Look for Signs of Unusual Data
It can also be helpful to look for signs that your data might be skewed or unusual in some way.
- Identify outliers: Outliers are data points that lie significantly above or below the whiskers of the box plot. They are indicated by individual points or dots outside the whiskers. Outliers may represent extreme values or data points that deviate significantly from the majority.
- Look for skewed data: Data that is heavily skewed can be a sign that the data is not normal. You can assess the skewness by looking at the box’s location on the center line and the location of the median in relation to the box. If the median is closer to Q1, the distribution may be left-skewed, while if it is closer to Q3, the distribution may be right-skewed. If your data appears unusually skewed, it is important to investigate what might be causing it.
- Analyze symmetry: The symmetry of the box plot can indicate the symmetry of the data distribution. If the box is roughly symmetric, it suggests a symmetrical distribution. Asymmetrical boxes may suggest skewness or other features of the distribution.
Make Comparisons
Box plots can be used to compare distributions between different groups or categories. Researchers can identify differences or similarities in the data by visually comparing the position, shape, and spread of the boxes and whiskers.

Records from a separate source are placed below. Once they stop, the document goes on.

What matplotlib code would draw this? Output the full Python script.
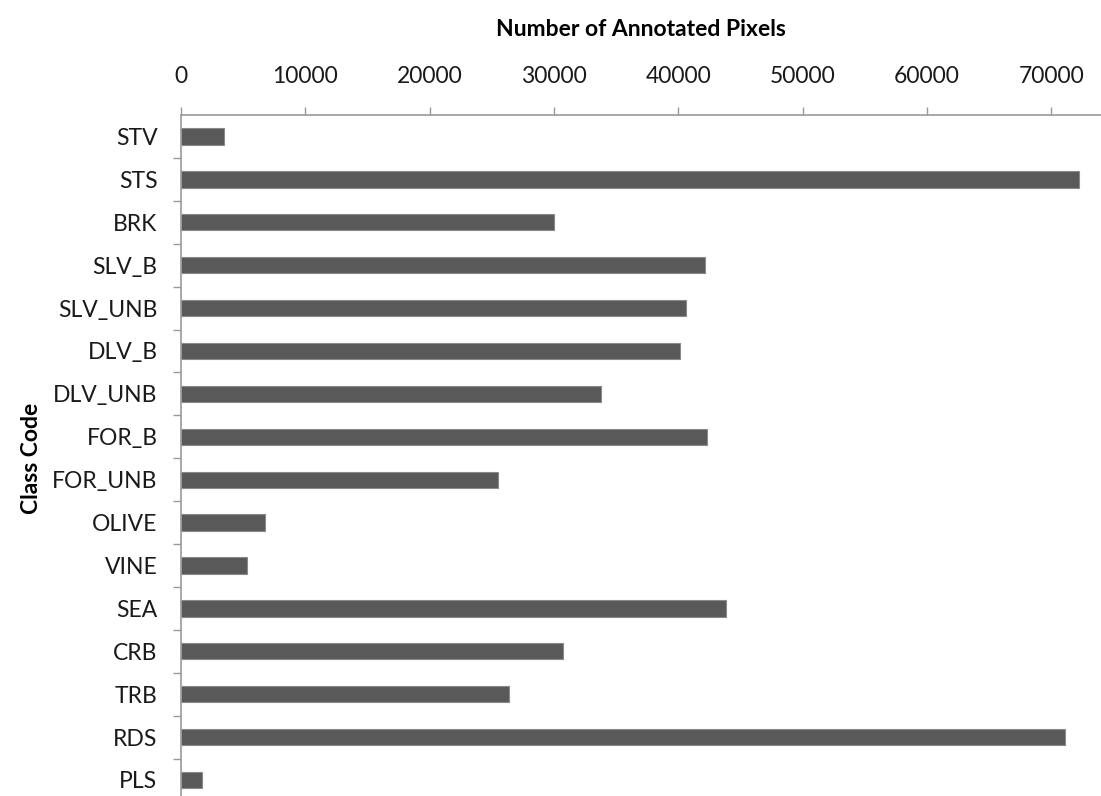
import matplotlib
matplotlib.use("Agg")
import matplotlib.pyplot as plt
from matplotlib.ticker import FixedLocator

# class codes, top to bottom as in the chart
classes = ["STV", "STS", "BRK", "SLV_B", "SLV_UNB", "DLV_B", "DLV_UNB", "FOR_B",
           "FOR_UNB", "OLIVE", "VINE", "SEA", "CRB", "TRB", "RDS", "PLS"]
pixels = [3460, 72240, 30010, 42160, 40630, 40140, 33790, 42320,
          25500, 6760, 5310, 43850, 30730, 26390, 71120, 1690]
x_ticks = [0, 10000, 20000, 30000, 40000, 50000, 60000, 70000]

plt.rcParams['font.family'] = ['Lato', 'DejaVu Sans']

fig = plt.figure(figsize=(11.01, 7.96), dpi=100)
ax = fig.add_axes([0.1644, -0.0068, 0.8356, 0.8623])

pos = list(range(len(classes)))
ax.barh(pos, pixels, height=0.38, color='#595959', edgecolor='#8a8a8a', linewidth=0.8)

ax.set_xlim(0, 74000)
ax.set_ylim(len(classes) - 0.5, -0.5)

# x axis on top
ax.xaxis.tick_top()
ax.xaxis.set_label_position('top')
ax.set_xticks(x_ticks)
ax.set_xticklabels([str(t) for t in x_ticks], fontsize=16.5, color='#1a1a1a')
ax.tick_params(axis='x', direction='out', length=6, width=1, color='#9a9a9a', pad=14)
ax.set_xlabel('Number of Annotated Pixels', fontsize=16.5, fontweight='bold', labelpad=22)

# y axis: labels at centres, ticks between categories
ax.set_yticks(pos)
ax.set_yticklabels(classes, fontsize=16.5, color='#1a1a1a')
ax.yaxis.set_minor_locator(FixedLocator([p + 0.5 for p in pos[:-1]]))
ax.tick_params(axis='y', which='major', length=0, pad=17)
ax.tick_params(axis='y', which='minor', direction='out', length=6, width=1, color='#9a9a9a')
ax.set_ylabel('Class Code', fontsize=16.5, fontweight='bold', labelpad=7)

for s in ['right', 'bottom']:
    ax.spines[s].set_visible(False)
for s in ['top', 'left']:
    ax.spines[s].set_color('#9a9a9a')
    ax.spines[s].set_linewidth(1.2)

fig.savefig('out.png', dpi=100)
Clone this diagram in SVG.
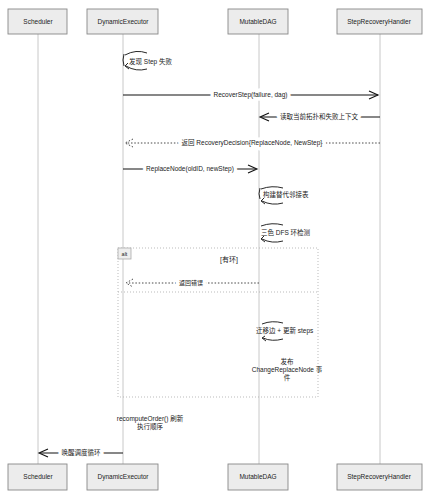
<svg xmlns="http://www.w3.org/2000/svg" width="441" height="499" viewBox="0 0 441 499">
<defs>
<style>
text{font-family:"Liberation Sans","Noto Sans CJK SC",sans-serif;font-size:6.5px;fill:#222}
.pbox{fill:#ececec;stroke:#888;stroke-width:0.9}
.plbl{font-size:6.5px;text-anchor:middle}
.life{stroke:#c8c8c8;stroke-width:1;fill:none}
.msg{stroke:#111;stroke-width:1.2;fill:none}
.ret{stroke:#333;stroke-width:0.9;fill:none;stroke-dasharray:1.5 1.8}
.loop{stroke:#111;stroke-width:0.9;fill:none}
.frame{stroke:#aaa;stroke-width:0.8;fill:none;stroke-dasharray:1 2}
.ah{stroke:#111;stroke-width:1.1;fill:none}
.c{text-anchor:middle}
.h{stroke:#fff;stroke-width:7px;paint-order:stroke;stroke-linejoin:round}
</style>
</defs>
<rect width="441" height="499" fill="#fff"/>
<g id="lifelines">
<line class="life" x1="38" y1="34" x2="38" y2="464"/>
<line class="life" x1="123" y1="34" x2="123" y2="464"/>
<line class="life" x1="259" y1="34" x2="259" y2="464"/>
<line class="life" x1="380" y1="34" x2="380" y2="464"/>
</g>
<g id="Scheduler">
<rect class="pbox" x="8" y="9" width="59" height="25"/><text class="plbl" x="38" y="24">Scheduler</text>
<rect class="pbox" x="8" y="464" width="59" height="26"/><text class="plbl" x="38" y="479">Scheduler</text>
</g>
<g id="DynamicExecutor">
<rect class="pbox" x="87" y="9" width="71" height="25"/><text class="plbl" x="123" y="24">DynamicExecutor</text>
<rect class="pbox" x="87" y="464" width="71" height="26"/><text class="plbl" x="123" y="479">DynamicExecutor</text>
</g>
<g id="MutableDAG">
<rect class="pbox" x="228" y="9" width="60" height="25"/><text class="plbl" x="258" y="24">MutableDAG</text>
<rect class="pbox" x="228" y="464" width="60" height="26"/><text class="plbl" x="258" y="479">MutableDAG</text>
</g>
<g id="StepRecoveryHandler">
<rect class="pbox" x="337" y="9" width="85" height="25"/><text class="plbl" x="379" y="24">StepRecoveryHandler</text>
<rect class="pbox" x="337" y="464" width="85" height="26"/><text class="plbl" x="379" y="479">StepRecoveryHandler</text>
</g>
<g id="alt-frame">
<rect class="frame" x="118" y="248" width="200" height="149"/>
<rect x="118" y="248" width="13" height="11" fill="#eee" stroke="#aaa" stroke-width="0.8"/>
<text x="124.5" y="256" class="c" style="font-size:5.5px">alt</text>
<text x="229" y="262" class="c" style="font-size:7px">[有环]</text>
<line class="frame" x1="118" y1="292" x2="318" y2="292"/>
</g>
<g id="connectors">
<path class="loop" d="M125,55 Q136,49 147,53"/>
<path class="loop" d="M147,69 Q136,72 126,66"/>
<path class="loop" d="M128,63 L125,66 L129,69"/>
<path class="loop" d="M124,54 Q122,60 124,66"/>
<text x="129" y="64">发现 Step 失败</text>

<line class="msg" x1="123" y1="95" x2="378" y2="95"/>
<path class="ah" d="M369,91 L378,95 L369,99"/>
<text x="250.5" y="97" class="c h">RecoverStep(failure, dag)</text>

<line class="msg" x1="380" y1="117" x2="261" y2="117"/>
<path class="ah" d="M269,113 L260,117 L269,121"/>
<text x="319" y="119" class="c h">读取当前拓扑和失败上下文</text>

<line class="ret" x1="380" y1="143" x2="126" y2="143"/>
<path class="ret" d="M133,139 L125,143 L133,147"/>
<text x="252" y="145" class="c h">返回 RecoveryDecision{ReplaceNode, NewStep}</text>

<line class="msg" x1="123" y1="169" x2="256" y2="169"/>
<path class="ah" d="M248,165 L257,169 L248,173"/>
<text x="190" y="171" class="c h">ReplaceNode(oldID, newStep)</text>

<path class="loop" d="M261,189 Q272,185 283,188"/>
<path class="loop" d="M283,203 Q272,206 262,201"/>
<path class="loop" d="M264,198 L261,201 L265,204"/>
<path class="loop" d="M260,188 Q258,194 260,199"/>
<text x="263" y="197">构建替代邻接表</text>

<path class="loop" d="M261,226 Q272,222 283,225"/>
<path class="loop" d="M283,241 Q272,244 262,239"/>
<path class="loop" d="M264,236 L261,239 L265,242"/>
<text x="261" y="235">三色 DFS 环检测</text>

<line class="ret" x1="259" y1="283" x2="129" y2="283"/>
<path class="ret" d="M133,279 L126,283 L133,287"/>
<text x="191" y="285" class="c h" style="font-size:6px">返回错误</text>

<path class="loop" d="M262,324 Q272,320 283,323"/>
<path class="loop" d="M283,339 Q272,342 263,338"/>
<path class="loop" d="M265,336 L262,338 L266,341"/>
<text x="256" y="333">迁移边 + 更新 steps</text>

<text x="287" y="364" class="c">发布</text>
<text x="287" y="372" class="c">ChangeReplaceNode 事</text>
<text x="287" y="380" class="c">件</text>

<text x="150" y="421" class="c">recomputeOrder() 刷新</text>
<text x="150" y="429" class="c">执行顺序</text>

<line class="msg" x1="123" y1="453" x2="40" y2="453"/>
<path class="ah" d="M48,449 L39,453 L48,457"/>
<text x="81" y="455" class="c h">唤醒调度循环</text>
</g>
</svg>
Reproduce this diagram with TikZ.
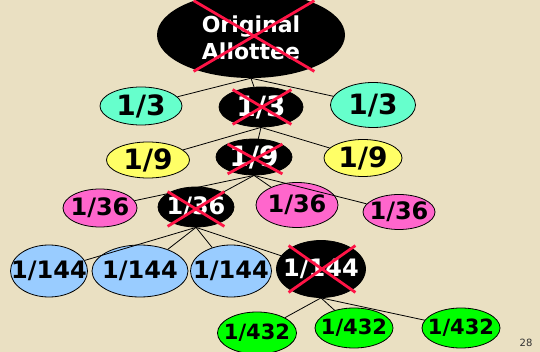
\documentclass[tikz,border=0pt]{standalone}
\usepackage{fontspec}
\setmainfont{DejaVu Sans}
\usetikzlibrary{shapes.geometric,shapes.misc}
\newcommand\bigger{\fontsize{28}{28}\selectfont}
\newcommand\smaller{\fontsize{21}{21}\selectfont}

\begin{document}
\begin{tikzpicture}[x=1pt,y=-1pt,
  ttext/.style={font=\bfseries\fontsize{24}{24}\selectfont,inner sep=0pt},
  share/.style={ellipse,draw=black,line width=0.8pt,inner sep=0pt,
    label={[ttext]center:#1}},
  gone/.style={share={\textcolor{white}{#1}},fill=black},
  xmark/.style={cross out,draw=crossColor,line width=2.8pt,inner sep=0pt},
  link/.style={draw=black,line width=0.8pt}]
\definecolor{fillColor}{RGB}{234,224,194}
\definecolor{crossColor}{RGB}{255,20,70}
\definecolor{thirdColor}{RGB}{102,255,204}
\definecolor{ninthColor}{RGB}{255,255,102}
\definecolor{sixColor}{RGB}{255,102,204}
\definecolor{blueColor}{RGB}{153,204,255}
\definecolor{greenColor}{RGB}{0,255,0}
\path[use as bounding box,fill=fillColor] (0,0) rectangle (540,352);
\clip (0,0) rectangle (540,352);

% root
\node[ellipse,fill=black,inner sep=0pt,minimum width=188,minimum height=86,
  label={[text=white,align=center,inner sep=0pt,yshift=-3pt,
  font=\bfseries\fontsize{22}{27}\selectfont]center:Original\\Allottee}] (root) at (251,35) {};

% thirds
\node[share={\bigger 1/3},fill=thirdColor,minimum width=82,minimum height=38] (t1) at (141,106) {};
\node[gone={\bigger 1/3},minimum width=84,minimum height=40] (t2) at (261,107) {};
\node[share={\bigger 1/3},fill=thirdColor,minimum width=85,minimum height=45] (t3) at (373,105) {};

% ninths
\node[share={\bigger 1/9},fill=ninthColor,minimum width=83,minimum height=36] (n1) at (148,160) {};
\node[gone={\bigger 1/9},minimum width=76,minimum height=36] (n2) at (254,157) {};
\node[share={\bigger 1/9},fill=ninthColor,minimum width=78,minimum height=37] (n3) at (363,158) {};

% thirty-sixths
\node[share=1/36,fill=sixColor,minimum width=74,minimum height=38] (s1) at (100,208) {};
\node[gone=1/36,minimum width=76,minimum height=40] (s2) at (196,207) {};
\node[share=1/36,fill=sixColor,minimum width=82,minimum height=45] (s3) at (297,205) {};
\node[share=1/36,fill=sixColor,minimum width=72,minimum height=35] (s4) at (399,212) {};

% 144ths
\node[share=1/144,fill=blueColor,minimum width=77,minimum height=52] (f1) at (49,271) {};
\node[share=1/144,fill=blueColor,minimum width=96,minimum height=52] (f2) at (140,271) {};
\node[share=1/144,fill=blueColor,minimum width=81,minimum height=52] (f3) at (231,271) {};
\node[gone=1/144,minimum width=89,minimum height=57] (f4) at (321,269) {};

% 432nds
\node[share={\smaller 1/432},fill=greenColor,minimum width=79,minimum height=42] (g1) at (257,333) {};
\node[share={\smaller 1/432},fill=greenColor,minimum width=78,minimum height=40] (g2) at (354,328) {};
\node[share={\smaller 1/432},fill=greenColor,minimum width=78,minimum height=40] (g3) at (461,328) {};

% links
\foreach \c in {t1,t2,t3} \draw[link] (root.south) -- (\c);
\foreach \c in {n1,n2,n3} \draw[link] (t2.south) -- (\c);
\foreach \c in {s1,s2,s3,s4} \draw[link] (n2.south) -- (\c);
\foreach \c in {f1,f2,f3,f4} \draw[link] (s2.south) -- (\c);
\foreach \c in {g1,g2,g3} \draw[link] (f4.south) -- (\c);

% crossed out
\node[xmark,minimum width=118,minimum height=68] (xroot) at (254,36) {};
\node[xmark,minimum width=56,minimum height=32] (xt2) at (262,107) {};
\node[xmark,minimum width=52,minimum height=27] (xn2) at (255,159) {};
\node[xmark,minimum width=54,minimum height=32] (xs2) at (196,209) {};
\node[xmark,minimum width=64,minimum height=44] (xf4) at (322,269) {};

\node[text=black!80,font=\fontsize{10}{10}\selectfont] (page) at (526,343) {28};
\end{tikzpicture}
\end{document}
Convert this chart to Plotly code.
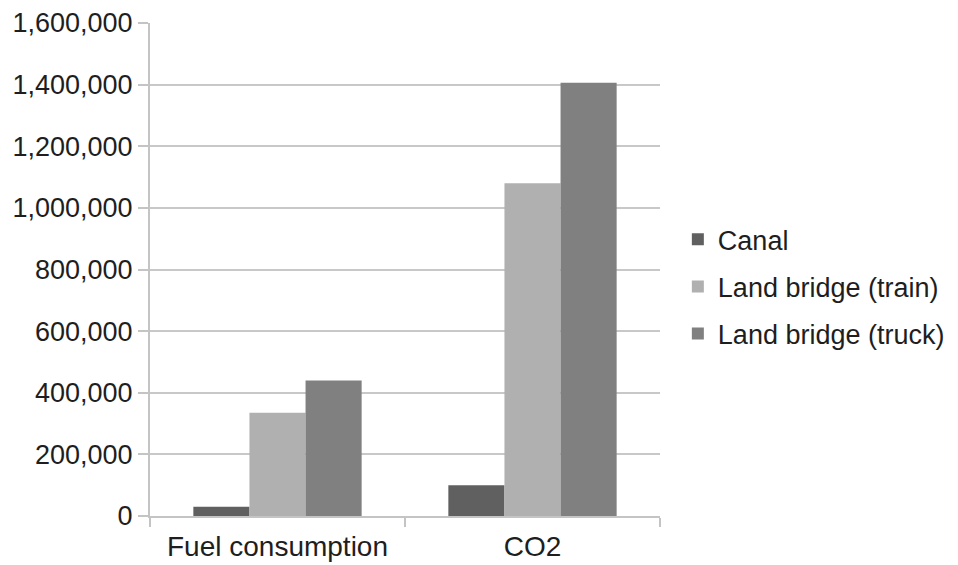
import plotly.graph_objects as go

categories = ["Fuel consumption", "CO2"]
series_names = ["Canal", "Land bridge (train)", "Land bridge (truck)"]
canal = [30000, 100000]
train = [335000, 1080000]
truck = [440000, 1406000]
colors = ["#606060", "#b0b0b0", "#808080"]
tick_vals = [0, 200000, 400000, 600000, 800000, 1000000, 1200000, 1400000, 1600000]
tick_text = ["0", "200,000", "400,000", "600,000", "800,000", "1,000,000",
             "1,200,000", "1,400,000", "1,600,000"]

fig = go.Figure()
for name, vals, col in zip(series_names, [canal, train, truck], colors):
    fig.add_trace(go.Bar(name=name, x=categories, y=vals, marker_color=col,
                         marker_line_width=0, legendgroup=name))

fam = "Liberation Sans, Arial, sans-serif"
yfont = dict(family=fam, size=27, color="#1e1e1e")
xfont = dict(family=fam, size=28, color="#1e1e1e")
legend_font = dict(family=fam, size=27, color="#1e1e1e")
fig.update_layout(
    width=950, height=557,
    margin=dict(l=142, r=298, t=15, b=49, autoexpand=False),
    paper_bgcolor="white", plot_bgcolor="white",
    barmode="group", bargap=0.34, bargroupgap=0,
    font=yfont,
    showlegend=True,
    legend=dict(x=1.035, xanchor="left", y=0.465, yanchor="middle",
                font=legend_font, bgcolor="rgba(0,0,0,0)", tracegroupgap=9,
                itemwidth=30),
    xaxis=dict(showgrid=False, showline=True, linecolor="#c4c4c4", linewidth=2,
               ticks="outside", tickson="boundaries", ticklen=9,
               tickcolor="#c4c4c4", tickwidth=2, tickfont=xfont, automargin=False,
               ticklabelstandoff=4),
    yaxis=dict(range=[0, 1600000], tickvals=tick_vals, ticktext=tick_text,
               showgrid=True, gridcolor="#c8c8c8", gridwidth=2,
               showline=True, linecolor="#c4c4c4", linewidth=2,
               ticks="outside", ticklen=10, tickcolor="#c4c4c4", tickwidth=2,
               zeroline=False, tickfont=yfont, automargin=False),
)
fig.write_html("out.html")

- Look at notches: If you are assessing a box plot, notches in the sides of the box can provide a visual comparison of uncertainty between groups. If the notches do not overlap, the medians may be significantly different.
- Look at medians: If the median line of one box lies outside of the other group’s box, it is a good sign of differences between the two groups.
- Consider sample size: When comparing box plots, it is important to consider the sample sizes. A small sample size may not be representative of the entire population, so conclusions should be drawn with caution.
- Compare box and whisker lengths: Comparing the box lengths (the interquartile range) and the whiskers (the overall data spread) can also provide valuable information when comparing groups. Significant differences in the lengths of the boxes and whiskers suggest differences between the groups.